Problem to work on =
Extract the opening line of the entries and every line after it, stopping at and including the line that contains "import plotly.graph_objects as go". Do not include pictures.

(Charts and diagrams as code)

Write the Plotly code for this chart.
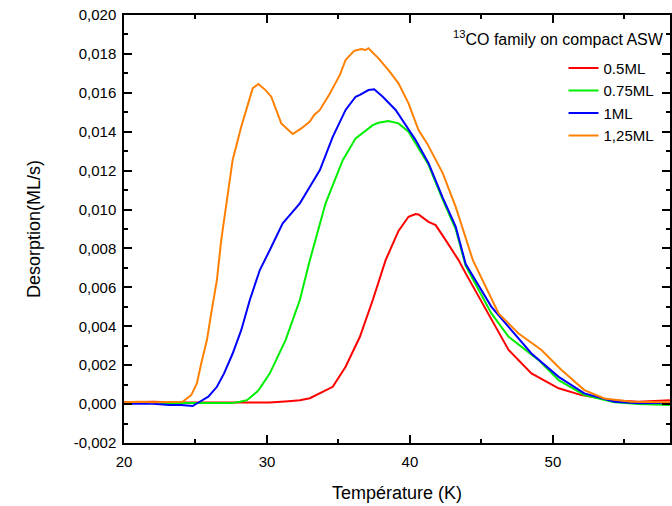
import plotly.graph_objects as go

# ---- data ----
t_125 = [20.0, 21.0, 22.0, 23.0, 24.1, 24.7, 25.1, 25.4, 25.8, 26.1, 26.5, 26.8, 27.6, 28.2,
         28.8, 29.0, 29.4, 29.9, 30.3, 31.0, 31.8, 32.4, 33.0, 33.3, 33.7, 34.4, 35.1, 35.5,
         36.1, 36.6, 36.9, 37.1, 37.8, 38.5, 39.2, 39.9, 40.6, 41.2, 42.3, 43.2, 44.4, 45.5,
         46.2, 47.6, 49.2, 50.6, 52.2, 53.6, 55.5, 58.2]
v_125 = [0.00010, 0.00012, 0.00010, 0.00012, 0.00012, 0.00046, 0.00106, 0.00209, 0.00329,
         0.00466, 0.00638, 0.00843, 0.01255, 0.01426, 0.01580, 0.01623, 0.01645, 0.01614,
         0.01580, 0.01443, 0.01388, 0.01417, 0.01452, 0.01486, 0.01512, 0.01597, 0.01692,
         0.01769, 0.01816, 0.01825, 0.01820, 0.01829, 0.01777, 0.01717, 0.01649, 0.01546,
         0.01409, 0.01340, 0.01186, 0.01014, 0.00740, 0.00569, 0.00466, 0.00363, 0.00278,
         0.00175, 0.00072, 0.00029, 0.00012, 0.00010]

t_1 = [20.0, 21.0, 22.0, 23.2, 24.0, 24.8, 25.3, 25.9, 26.5, 27.0, 27.6, 28.2, 28.8, 29.5,
       30.2, 31.1, 31.7, 32.3, 33.0, 33.7, 34.6, 35.5, 36.2, 36.5, 37.1, 37.5, 38.1, 39.0,
       40.4, 41.3, 42.3, 43.2, 43.9, 45.7, 46.9, 48.5, 50.4, 52.2, 54.3, 56.0, 58.2]
v_1 = [0.00000, 0.00003, 0.00002, -0.00005, -0.00005, -0.00010, 0.00012, 0.00038, 0.00089,
       0.00158, 0.00260, 0.00380, 0.00535, 0.00689, 0.00792, 0.00929, 0.00980, 0.01032,
       0.01117, 0.01203, 0.01374, 0.01512, 0.01580, 0.01589, 0.01614, 0.01618, 0.01580,
       0.01512, 0.01357, 0.01238, 0.01060, 0.00912, 0.00720, 0.00500, 0.00397, 0.00260,
       0.00140, 0.00055, 0.00012, 0.00004, 0.00005]

t_075 = [20.0, 22.0, 24.0, 26.0, 27.5, 28.1, 28.6, 29.3, 29.5, 30.2, 31.3, 32.3, 33.0, 34.1,
         35.3, 36.2, 37.4, 37.8, 38.5, 39.2, 39.9, 40.4, 41.3, 42.3, 43.2, 43.9, 45.7, 46.9,
         49.0, 50.4, 52.2, 54.3, 56.0, 58.2]
v_075 = [0.00005, 0.00005, 0.00003, 0.00005, 0.00005, 0.00012, 0.00020, 0.00063, 0.00081,
         0.00158, 0.00329, 0.00535, 0.00740, 0.01032, 0.01254, 0.01366, 0.01434, 0.01446,
         0.01455, 0.01443, 0.01400, 0.01340, 0.01230, 0.01050, 0.00900, 0.00710, 0.00466,
         0.00346, 0.00226, 0.00123, 0.00046, 0.00010, 0.00000, -0.00005]

t_05 = [20.0, 22.0, 24.0, 26.0, 28.0, 30.2, 31.5, 32.3, 33.0, 33.7, 34.6, 35.5, 36.5, 37.4,
        38.3, 39.2, 39.9, 40.4, 40.6, 41.3, 41.8, 42.5, 43.4, 43.9, 45.5, 46.9, 48.5, 50.4,
        52.0, 54.1, 56.0, 58.2]
v_05 = [0.00010, 0.00012, 0.00008, 0.00008, 0.00010, 0.00008, 0.00015, 0.00020, 0.00030,
        0.00055, 0.00089, 0.00192, 0.00346, 0.00535, 0.00740, 0.00890, 0.00963, 0.00977,
        0.00975, 0.00937, 0.00920, 0.00843, 0.00740, 0.00672, 0.00466, 0.00278, 0.00158,
        0.00081, 0.00046, 0.00020, 0.00012, 0.00020]

series_names = ["0.5ML", "0.75ML", "1ML", "1,25ML"]
series_colors = ["#ff0000", "#00ee00", "#0000ff", "#ff8000"]

x_ticks = [20, 30, 40, 50]
x_minor = [25, 35, 45, 55]
y_ticks = [-0.002, 0.000, 0.002, 0.004, 0.006, 0.008, 0.010, 0.012, 0.014, 0.016, 0.018, 0.020]
y_ticktext = ["-0,002", "0,000", "0,002", "0,004", "0,006", "0,008", "0,010", "0,012",
              "0,014", "0,016", "0,018", "0,020"]
y_minor = [-0.001, 0.001, 0.003, 0.005, 0.007, 0.009, 0.011, 0.013, 0.015, 0.017, 0.019]

FONT = "Liberation Sans, Arial, sans-serif"

fig = go.Figure()
for t, v, name, col in zip([t_05, t_075, t_1, t_125], [v_05, v_075, v_1, v_125],
                           series_names, series_colors):
    fig.add_trace(go.Scatter(x=t, y=v, mode="lines", name=name,
                             line=dict(color=col, width=2)))

fig.update_layout(
    width=672, height=506,
    margin=dict(l=124, r=0, t=15, b=63),
    paper_bgcolor="white", plot_bgcolor="rgba(0,0,0,0)",
    font=dict(family=FONT, size=15, color="black"),
    xaxis=dict(range=[20, 58.19], tickvals=x_ticks, ticks="inside", ticklen=8, tickwidth=1.5,
               tickcolor="black", showline=True, linewidth=1.5, linecolor="black",
               mirror="ticks", showgrid=False, zeroline=False, ticklabelstandoff=4,
               minor=dict(tickvals=x_minor, ticks="inside", ticklen=4, tickwidth=1.5,
                          tickcolor="black"),
               title=dict(text="Température (K)", font=dict(size=18), standoff=18)),
    yaxis=dict(range=[-0.002, 0.020], tickvals=y_ticks, ticktext=y_ticktext,
               ticks="inside", ticklen=8, tickwidth=1.5, tickcolor="black",
               showline=True, linewidth=1.5, linecolor="black", mirror="ticks",
               showgrid=False, zeroline=False, ticklabelstandoff=3,
               minor=dict(tickvals=y_minor, ticks="inside", ticklen=4, tickwidth=1.5,
                          tickcolor="black"),
               title=dict(text="Desorption(ML/s)", font=dict(size=18), standoff=28)),
    legend=dict(x=0.805, y=0.914, xanchor="left", yanchor="top", font=dict(size=15),
                bgcolor="rgba(0,0,0,0)", tracegroupgap=0),
    annotations=[dict(text="<sup>13</sup>CO family on compact ASW", xref="paper", yref="paper",
                      x=0.598, y=0.946, xanchor="left", yanchor="middle", showarrow=False,
                      font=dict(size=16))],
)

fig.write_html("out.html")
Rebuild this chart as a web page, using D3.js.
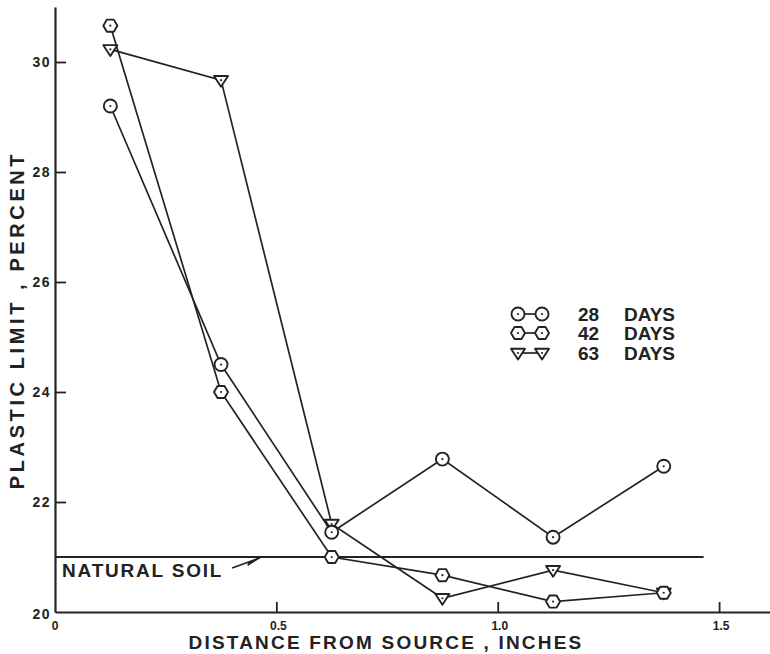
<!DOCTYPE html>
<html>
<head>
<meta charset="utf-8">
<script src="https://cdn.jsdelivr.net/npm/d3@7"></script>
<style>
  html, body { margin: 0; padding: 0; background: #fff; }
  svg { display: block; }
  text { font-family: "Liberation Sans", Arial, sans-serif; font-weight: bold; fill: #222; }
</style>
</head>
<body>
<svg id="chart" width="770" height="654"></svg>
<script>
// Plastic limit of soil vs. distance from the source, for three curing ages
const distance = [0.125, 0.375, 0.625, 0.875, 1.125, 1.375];
const days28 = [29.2, 24.5, 21.45, 22.78, 21.36, 22.65];
const days42 = [30.66, 24.0, 21.0, 20.67, 20.19, 20.35];
const days63 = [30.23, 29.67, 21.6, 20.25, 20.76, 20.35];
const naturalSoil = 21.0;
const naturalSoilEnd = 1.465;
const yTicks = [20, 22, 24, 26, 28, 30];
const xTicks = [0, 0.5, 1.0, 1.5];
const xTickLabels = ["0", "0.5", "1.0", "1.5"];
const seriesNames = ["28", "42", "63"];

const ink = "#232323";
const svg = d3.select("#chart");

const x = d3.scaleLinear().domain([0, 1.615]).range([55, 770]);
const y = d3.scaleLinear().domain([20, 31]).range([612, 7]);

// Axes: ticks point into the plot
const xAxis = d3.axisBottom(x).tickValues(xTicks.filter(v => v > 0))
  .tickSize(-10).tickSizeOuter(0).tickFormat("");
const gx = svg.append("g").attr("transform", `translate(0,${y(20)})`).call(xAxis);
gx.select(".domain").attr("stroke", ink).attr("stroke-width", 2.2);
gx.selectAll(".tick line").attr("stroke", ink).attr("stroke-width", 1.8);

const yAxis = d3.axisLeft(y).tickValues(yTicks.filter(v => v > 20))
  .tickSize(-11).tickSizeOuter(0).tickFormat("");
const gy = svg.append("g").attr("transform", `translate(${x(0)},0)`).call(yAxis);
gy.select(".domain").attr("stroke", ink).attr("stroke-width", 2.2);
gy.selectAll(".tick line").attr("stroke", ink).attr("stroke-width", 1.8);

// Tick labels
svg.append("g").selectAll("text").data(yTicks).join("text")
  .attr("x", x(0) - 4)
  .attr("y", d => y(d) + (d === 20 ? 7 : 5))
  .attr("text-anchor", "end")
  .style("font-size", "14px").style("letter-spacing", "1.5px")
  .text(d => d);

svg.append("g").selectAll("text").data(xTicks).join("text")
  .attr("x", d => x(d) + (d === 0 ? 0 : 2))
  .attr("y", y(20) + 18)
  .attr("text-anchor", "middle")
  .style("font-size", "12px")
  .text((d, i) => xTickLabels[i]);

// Axis titles
svg.append("text")
  .attr("transform", `translate(24,320) rotate(-90)`)
  .attr("text-anchor", "middle")
  .style("font-size", "20px").style("letter-spacing", "3.6px")
  .text("PLASTIC LIMIT , PERCENT");

svg.append("text")
  .attr("x", 386).attr("y", 649)
  .attr("text-anchor", "middle")
  .style("font-size", "19px").style("letter-spacing", "2.2px")
  .text("DISTANCE FROM SOURCE , INCHES");

// Natural soil reference line with label and arrow
svg.append("line")
  .attr("x1", x(0)).attr("x2", x(naturalSoilEnd))
  .attr("y1", y(naturalSoil)).attr("y2", y(naturalSoil))
  .attr("stroke", ink).attr("stroke-width", 1.8);

svg.append("text")
  .attr("x", 62).attr("y", 577)
  .style("font-size", "19px").style("letter-spacing", "1.8px")
  .text("NATURAL SOIL");

const ax0 = x(0.40), ay0 = y(20.8), ax1 = x(0.463), ay1 = y(20.985);
svg.append("line")
  .attr("x1", ax0).attr("y1", ay0).attr("x2", ax1).attr("y2", ay1)
  .attr("stroke", ink).attr("stroke-width", 1.6);
const ang = Math.atan2(ay1 - ay0, ax1 - ax0);
const hx = ax1 - 4 * Math.cos(ang), hy = ay1 - 4 * Math.sin(ang);
svg.append("path")
  .attr("d", `M${ax1},${ay1} L${hx - 10 * Math.cos(ang) - 3 * Math.sin(ang)},${hy - 10 * Math.sin(ang) + 3 * Math.cos(ang)} L${hx - 8 * Math.cos(ang)},${hy - 8 * Math.sin(ang)} Z`)
  .attr("fill", ink).attr("stroke", ink).attr("stroke-width", 1);

// Marker shapes
function circleMarker(g, cx, cy) {
  g.append("circle").attr("cx", cx).attr("cy", cy).attr("r", 6.5)
    .attr("fill", "#fff").attr("stroke", ink).attr("stroke-width", 1.9);
}
function hexMarker(g, cx, cy) {
  const r = 7;
  const pts = d3.range(6).map(i => {
    const a = Math.PI / 3 * i;
    return [cx + r * Math.cos(a), cy + r * Math.sin(a)];
  });
  g.append("polygon").attr("points", pts.map(p => p.join(",")).join(" "))
    .attr("fill", "#fff").attr("stroke", ink).attr("stroke-width", 1.9)
    .attr("stroke-linejoin", "round");
}
function triMarker(g, cx, cy) {
  const w = 7, h = 6;
  g.append("polygon")
    .attr("points", `${cx - w},${cy - h * 0.7} ${cx + w},${cy - h * 0.7} ${cx},${cy + h * 1.1}`)
    .attr("fill", "#fff").attr("stroke", ink).attr("stroke-width", 1.9)
    .attr("stroke-linejoin", "round");
}
function dot(g, cx, cy) {
  g.append("circle").attr("cx", cx).attr("cy", cy).attr("r", 1.1).attr("fill", ink);
}

const series = [
  { values: days28, marker: circleMarker },
  { values: days42, marker: hexMarker },
  { values: days63, marker: triMarker }
];

const line = d3.line().x(d => x(d[0])).y(d => y(d[1]));

const linesG = svg.append("g");
series.forEach(s => {
  linesG.append("path")
    .datum(distance.map((d, i) => [d, s.values[i]]))
    .attr("d", line)
    .attr("fill", "none").attr("stroke", ink).attr("stroke-width", 1.7);
});

const markG = svg.append("g");
[series[2], series[1], series[0]].forEach(s => {
  distance.forEach((d, i) => {
    s.marker(markG, x(d), y(s.values[i]));
    dot(markG, x(d), y(s.values[i]));
  });
});

// Legend
const legendRows = [314, 333, 353];
const legend = svg.append("g");
series.forEach((s, i) => {
  const ly = legendRows[i];
  legend.append("line").attr("x1", 518).attr("x2", 542).attr("y1", ly).attr("y2", ly)
    .attr("stroke", ink).attr("stroke-width", 1.7);
  s.marker(legend, 518, ly); dot(legend, 518, ly);
  s.marker(legend, 542, ly); dot(legend, 542, ly);
  legend.append("text").attr("x", 578).attr("y", ly + 7)
    .style("font-size", "19px").text(seriesNames[i]);
  legend.append("text").attr("x", 624).attr("y", ly + 7)
    .style("font-size", "19px").text("DAYS");
});
</script>
</body>
</html>
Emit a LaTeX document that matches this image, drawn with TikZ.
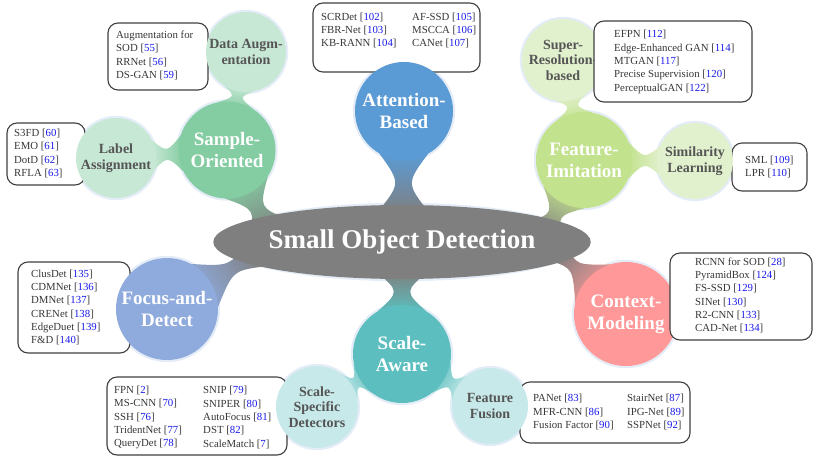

The output =
Write the Plotly code for this chart.
import plotly.graph_objects as go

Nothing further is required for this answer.